3.4 Build Logistic Resilience & Hedging Capabilities

  • Incorporate elevated transportation risk into financial models: higher insurance, rerouting, longer lead times.

  • Explore insurance hedging strategies, buffer inventory, or forward-booking critical shipping capacity.

  • Collaborate with shipping/logistics partners to lock in capacity on safer but possibly more expensive routes.


3.5 Accelerate R&D & Qualification for Material Alternatives

  • Increase investment in substitute chemistries or synthetic analogues where raw-material supply is highly constrained.

  • Prioritize materials with long validation cycles; begin qualification now rather than later.

  • Work closely with key customers (e.g., battery makers, coating manufacturers) to co-develop “supply-resilient” formulations.


4. Conclusion: 2025 as a Quiet Inflection Point

2025 may not be remembered for a “chemical crisis” headline, but it may well mark the beginning of a structural supply-chain turning point for the global chemical industry.
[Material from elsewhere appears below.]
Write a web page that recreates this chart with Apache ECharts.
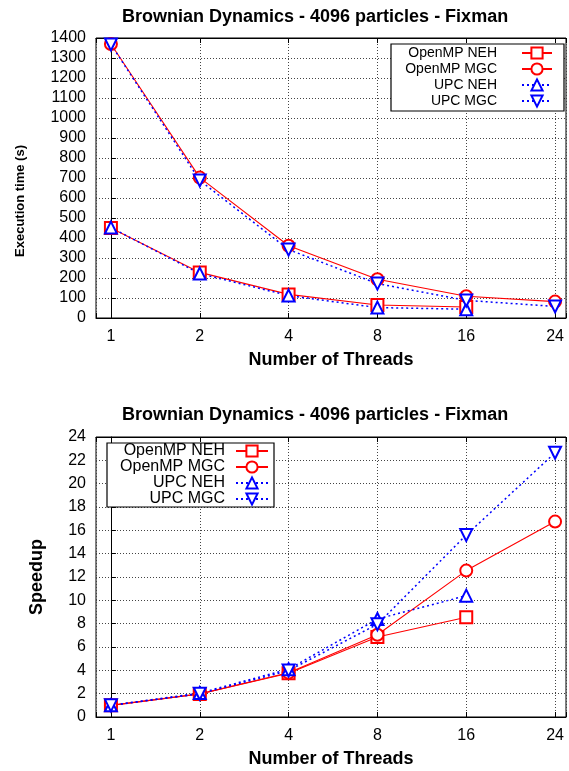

The convergence of geopolitical risk (in cobalt and gum arabic), escalating transport risk (Red Sea), and market-tightening policies (e.g., DRC quotas) is not likely to reverse quickly.

The companies that will thrive over the next decade are those that:

  • Recognize and map their exposure to these “silent but systemic” risks

  • Build flexible, diversified sourcing strategies

  • Invest in alternative materials and qualification capacity

  • Embed resilience in logistics and financial planning

Inaction or complacency could expose businesses to sudden supply shocks, rising costs, or exclusion from high-value markets. The time to act is now.